Très vite Serena s’impose comme une femme énergique, connaissant parfaitement le métier que lui avait enseigné son père, lui-même exploitant, décédé depuis. En quelques actions et décisions fortes, elle impose son autorité et sa poigne sur tous ces hommes qui pourtant en ont vu d’autres. Même, les associés plus âgés de son mari, Buchanan et Wilkie, n’osent piper mot devant elle. Serena est gonflée d’une ambition démesurée, la Caroline n’est qu’un terrain de jeu financier pour elle ; l’exploitation du bois ici, ne doit être qu’un tremplin pour son grand rêve, engranger des bénéfices avant de s’attaquer aux forêts du Brésil où déjà elle envisage l’avenir de leur couple.
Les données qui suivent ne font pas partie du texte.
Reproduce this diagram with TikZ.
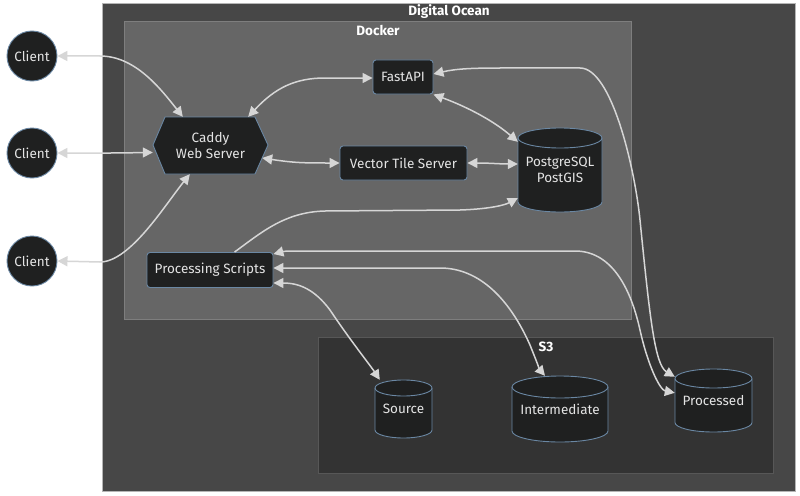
\documentclass[tikz,border=0pt]{standalone}
\usepackage{fontspec}
\setmainfont{Fira Sans}
\usetikzlibrary{arrows.meta}
\definecolor{dobg}{HTML}{474747}
\definecolor{doborder}{HTML}{B5B5B5}
\definecolor{dockbg}{HTML}{666666}
\definecolor{dockborder}{HTML}{7E7E7E}
\definecolor{sbg}{HTML}{333333}
\definecolor{sborder}{HTML}{575757}
\definecolor{nodebg}{HTML}{1F2020}
\definecolor{nodeborder}{HTML}{6A87A3}
\definecolor{nodetext}{HTML}{E4E4E4}
\definecolor{linec}{HTML}{D6D6D6}
\newcommand\mycyl[5]{%
  \path[cylbody] ({#1-#3},{#2-#4+#5}) -- ({#1-#3},{#2+#4-#5})
    arc[start angle=180,end angle=360,x radius=#3pt,y radius=#5pt]
    -- ({#1+#3},{#2-#4+#5})
    arc[start angle=0,end angle=180,x radius=#3pt,y radius=#5pt] -- cycle;
  \draw[cylline] ({#1-#3},{#2-#4+#5})
    arc[start angle=180,end angle=360,x radius=#3pt,y radius=#5pt];}
\begin{document}
\begin{tikzpicture}[x=1pt,y=-1pt,
  cylbody/.style={fill=nodebg,draw=nodeborder,line width=0.9pt},
  cylline/.style={draw=nodeborder,line width=0.9pt},
  lbl/.style={text=nodetext,font=\fontsize{13.5}{16.5}\selectfont,align=center,inner sep=0pt},
  boxnode/.style={lbl,draw=nodeborder,fill=nodebg,line width=0.9pt,rounded corners=3pt},
  client/.style={lbl,circle,draw=nodeborder,fill=nodebg,line width=0.9pt,minimum size=50pt},
  shapeholder/.style={lbl,rectangle},
  title/.style={text=white,font=\fontsize{13.5}{16}\selectfont\bfseries,inner sep=0pt},
  conn/.style={draw=linec,line width=1.5pt,{Triangle[length=10pt,width=10pt]}-{Triangle[length=10pt,width=10pt]}},
  conn1/.style={draw=linec,line width=1.5pt,-{Triangle[length=10pt,width=10pt]}}]
\useasboundingbox (0,0) rectangle (800,495);
\fill[white] (0,0) rectangle (800,495);
% containers
\draw[fill=dobg,draw=doborder,line width=0.8pt] (102,3) rectangle (795,491);
\draw[fill=dockbg,draw=dockborder,line width=0.8pt] (124,21) rectangle (631,319);
\draw[fill=sbg,draw=sborder,line width=0.8pt] (318,337) rectangle (773,473);
\node[title] (tdo) at (449,12) {Digital Ocean};
\node[title] (tdock) at (378,30) {Docker};
\node[title] (ts3) at (546,347) {S3};
% clients
\node[client] (c1) at (32,56) {Client};
\node[client] (c2) at (32,153) {Client};
\node[client] (c3) at (32,261) {Client};
% caddy hexagon
\path[cylbody] (153,145) -- (165,117) -- (255,117) -- (268,145) -- (255,174) -- (165,174) -- cycle;
\node[shapeholder,minimum width=115pt,minimum height=57pt] (caddy) at (210.5,145.5) {Caddy\\Web Server};
% boxes
\node[boxnode,minimum width=60pt,minimum height=34pt] (fa) at (403,77) {FastAPI};
\node[boxnode,minimum width=127pt,minimum height=34pt] (vts) at (403.5,163) {Vector Tile Server};
\node[boxnode,minimum width=126pt,minimum height=35pt] (ps) at (210,270) {Processing Scripts};
% cylinders
\mycyl{560}{170}{42}{42}{10}
\node[shapeholder,minimum width=84pt,minimum height=84pt] (pg) at (560,170) {PostgreSQL\\PostGIS};
\mycyl{403.5}{409}{28.5}{29}{8}
\node[shapeholder,minimum width=57pt,minimum height=58pt] (src) at (403.5,409) {Source};
\mycyl{560}{409}{48}{33}{11}
\node[shapeholder,minimum width=96pt,minimum height=66pt] (inter) at (560,409) {Intermediate};
\mycyl{713.5}{400.5}{38.5}{31.5}{9.5}
\node[shapeholder,minimum width=77pt,minimum height=63pt] (pr) at (713.5,400.5) {Processed};
% connectors
\draw[conn] (c1.east) -- (100,56) .. controls (135,56) and (160,88) .. ([xshift=30pt]caddy.north west);
\draw[conn] (c2.east) -- (110,153) .. controls (130,153) and (140,152.5) .. ([yshift=-7pt]caddy.west);
\draw[conn] (c3.east) -- (100,262) .. controls (130,262) and (165,205) .. ([xshift=37pt]caddy.south west);
\draw[conn] ([xshift=-20pt]caddy.north east) .. controls (275,88) and (295,78) .. (325,78) -- ([yshift=-1pt]fa.west);
\draw[conn] ([xshift=-6pt,yshift=-12.5pt]caddy.east) .. controls (295,163) and (305,163) .. (vts.west);
\draw[conn] (fa.south east) .. controls (470,108) and (495,122) .. ([yshift=-14pt]pg.north west);
\draw[conn] (vts.east) .. controls (490,163) and (500,164) .. ([yshift=6pt]pg.west);
\draw[conn1] ([xshift=88pt]ps.north west) .. controls (262,232) and (285,212) .. (325,211) -- (460,210) .. controls (490,209) and (505,205) .. ([yshift=-28pt]pg.west);
\draw[conn] ([yshift=3pt]fa.east) .. controls (455,69) and (470,68) .. (500,68) -- (580,68) .. controls (612,68) and (635,170) .. (640,220) .. controls (650,320) and (655,365) .. ([yshift=-8pt]pr.north west);
\draw[conn] ([yshift=-2pt]ps.north east) .. controls (285,251) .. (300,251) -- (575,251) .. controls (610,251) and (630,285) .. (640,330) .. controls (648,366) and (660,390) .. ([yshift=-24pt]pr.north west);
\draw[conn] ([yshift=2pt]ps.east) -- (440,268) .. controls (480,268) and (510,300) .. (530,345) .. controls (536,360) and (540,370) .. ([xshift=-15pt]inter.north);
\draw[conn] ([yshift=-13pt]ps.east) .. controls (300,283) and (315,290) .. (330,310) .. controls (350,340) and (370,365) .. ([xshift=5pt]src.north west);
\end{tikzpicture}
\end{document}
George Pemberton n’est pas un tendre, mais sa femme, par son machiavélisme et son ambition insatiable qui lui interdisent toute sentimentalité, s’avère une meneuse d’hommes hors pair. Par amour et subjugué par son énergie dévorante, Pemberton tombera sous sa férule. Dès lors plus rien ne pourra arrêter l’ignoble héroïne dans sa marche triomphale.
Pour obtenir les terres couvertes de forêts qui risquent de devenir parc national, le couple n’hésitera pas à corrompre les élus et Serena, sans broncher, enclenchera la vitesse supérieure avec le meurtre de tous ceux qui se dresseront devant elle. Pemberton et Serena tremperont leurs mains dans le sang en une sorte de pacte faustien, avant de refiler leurs basses besognes à un sicaire à la solde de Serena. La Justice, achetée, n’y pourra rien, seule la vengeance, tardive et mangée froide, apportera in fine, ce que le lecteur attendait depuis près de quatre cents pages.
Dès les premières lignes du livre vous savez que vous êtes devant une pépite (voir l’extrait, en fin de chronique). Un roman d’une ampleur magistrale, tant par le style que par le fond. L’écriture est somptueuse et précise, Ron Rash connaît parfaitement la nature et tout ce qui s’y rattache ainsi que le métier de bûcheron, les détails les plus divers truffant le texte, apportent cette touche de véracité qui nous fait voir, plus que lire. La chasse à l’ours, l’élimination du raton-laveur dans le poulailler, pour ne citer que ces deux passages, sont superbes et atroces tout à la fois.
Il y a de l’antique dans ce roman. Une sorte de tragédie grecque, avec ce groupe de bûcherons revenant régulièrement dans le texte, commentant les faits et gestes des Pemberton ou les ellipses de la narration, comme le ferait un chœur dans les tragédies d’Eschyle ou Sophocle. La mort omniprésente s’abat sur les hommes, qu’elle soit d’origine accidentelle dans des accidents du travail ou causée par la volonté démoniaque dela sulfureuse Serena, qui parcourt le roman à cheval sur son cheval blanc avec un aigle dressé au poing. Mais Ron Rash est aussi un moderne, son roman est une dénonciation et un cri de désespoir contre les déforestations massives qui laissent les terres mortes, un crime contre l’humanité.
Je crois pouvoir écrire des pages sur ce magnifique roman, alors pour faire court, je n’ai qu’un conseil, lisez-le !
« Lorsque Pemberton regagna les montagnes de Caroline du Nord, après trois mois à Boston où il était parti régler la succession paternelle, parmi les personnes qui attendaient son train, sur le quai de la gare, se trouvait une jeune femme enceinte de ses œuvres. Elle avait auprès d’elle son père qui, sous sa redingote défraîchie, était armé d’un couteau de chasse affûté le matin même avec beaucoup de soin, de façon à pouvoir l’enfoncer aussi loin que possible dans le cœur de l’arrivant. »
2 commentaires
J'ai lu deux autres romans de Rash et à chaque fois le mot tragédie antique me revenait à l'esprit; Une sorte de "destin", de "fatalité". J'ai préféré à Serena Un pied au paradis.
Bonnes lectures!
Bonjour Keisha ! Je note la référence de ce bouquin dans mon calepin car si Ron Rash peut faire mieux encore que "Serena", ça vaut certainement le coup de le lire. Merci pour ce conseil.